Frequently Asked Questions
What does analyzing word choice mean at the 6th grade level?
It means students explain how a specific word or phrase affects meaning, tone, or message in a passage — not just define it in isolation. A 6th grader working at standard can read a sentence, identify the most precise or loaded word, and explain in writing why the author chose that word rather than a simpler alternative. That is the target these worksheets hold students to.
Which standards do these worksheets align to?
The set targets RL.6.4 and RI.6.4 from the Common Core State Standards for ELA. Both standards require students to determine the meaning of words and phrases, including figurative and connotative meanings, and to analyze how word choice affects meaning and tone. Literary worksheets target RL.6.4; informational ones target RI.6.4.

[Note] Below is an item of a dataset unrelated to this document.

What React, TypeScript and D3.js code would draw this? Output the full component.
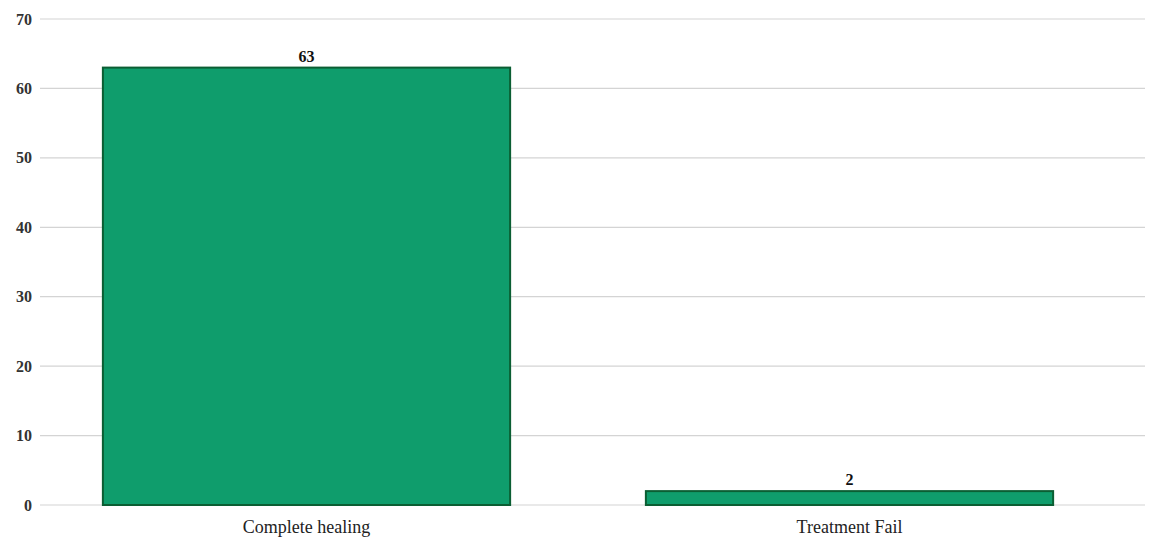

How long does a typical worksheet take to complete?
Most students finish in 10 to 15 minutes depending on passage length and the number of questions. That range makes each worksheet usable as a warm-up, a post-lesson check, a station task, or a short homework assignment. Teachers who use them as exit tickets typically ask students to complete one or two questions rather than the full worksheet.
What does a strong student response look like on these tasks?
A strong response includes three things: an exact quote from the text, a reasonable interpretation of the word's connotation or effect, and a short explanation connecting that choice to tone or message. "It sounds sad" is a start. "The word hollow makes the house feel empty and lifeless — not just quiet — which shows the character's grief without the author ever naming it" is what these analyzing word choice worksheets pdf for 6th grade are pushing students toward. The gap between those two responses is where instruction happens.